#### [DATA BLOCK]
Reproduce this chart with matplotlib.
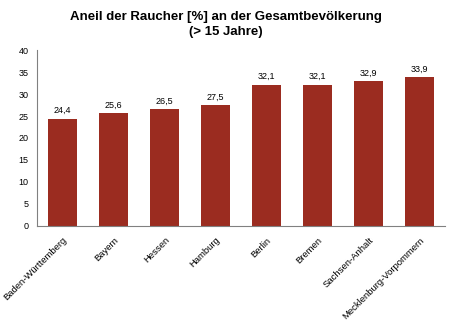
import matplotlib
matplotlib.use("Agg")
import matplotlib.pyplot as plt

categories = ["Baden-Württemberg", "Bayern", "Hessen", "Hamburg", "Berlin",
              "Bremen", "Sachsen-Anhalt", "Mecklenburg-Vorpommern"]
values = [24.4, 25.6, 26.5, 27.5, 32.1, 32.1, 32.9, 33.9]
value_labels = ["24,4", "25,6", "26,5", "27,5", "32,1", "32,1", "32,9", "33,9"]
yticks = [0, 5, 10, 15, 20, 25, 30, 35, 40]

plt.rcParams['font.family'] = ['Liberation Sans', 'DejaVu Sans']

fig = plt.figure(figsize=(4.52, 3.27), dpi=100)
ax = fig.add_axes([0.082, 0.309, 0.903, 0.538])

x = list(range(len(categories)))
ax.bar(x, values, width=0.57, color="#9B2C20")
for xi, v, lab in zip(x, values, value_labels):
    ax.text(xi, v + 0.8, lab, ha="center", va="bottom", fontsize=6.5)

ax.set_xlim(-0.5, len(categories) - 0.5)
ax.set_ylim(0, 40)
ax.set_yticks(yticks)
ax.set_yticklabels([str(t) for t in yticks], fontsize=6.5)
ax.set_xticks(x)
ax.set_xticklabels(categories, rotation=45, ha="right", rotation_mode="anchor", fontsize=6.8)
ax.tick_params(axis="both", length=0, pad=6)
ax.tick_params(axis="x", pad=7)
for s in ["top", "right"]:
    ax.spines[s].set_visible(False)
for s in ["left", "bottom"]:
    ax.spines[s].set_color("#808080")
    ax.spines[s].set_linewidth(0.8)

fig.text(0.5, 0.925, "Aneil der Raucher [%] an der Gesamtbevölkerung\n(> 15 Jahre)",
         ha="center", va="center", fontsize=9.5, fontweight="bold", linespacing=1.35)

fig.savefig("out.png", dpi=100)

#### [INSTRUCTION]
Write out an exact copy of the listing, first line through the line containing "import matplotlib.pyplot as plt", with the pictures left out.

#### [ANSWER TO THIS EXERCISE]
Reproduce this chart with matplotlib.
import matplotlib
matplotlib.use("Agg")
import matplotlib.pyplot as plt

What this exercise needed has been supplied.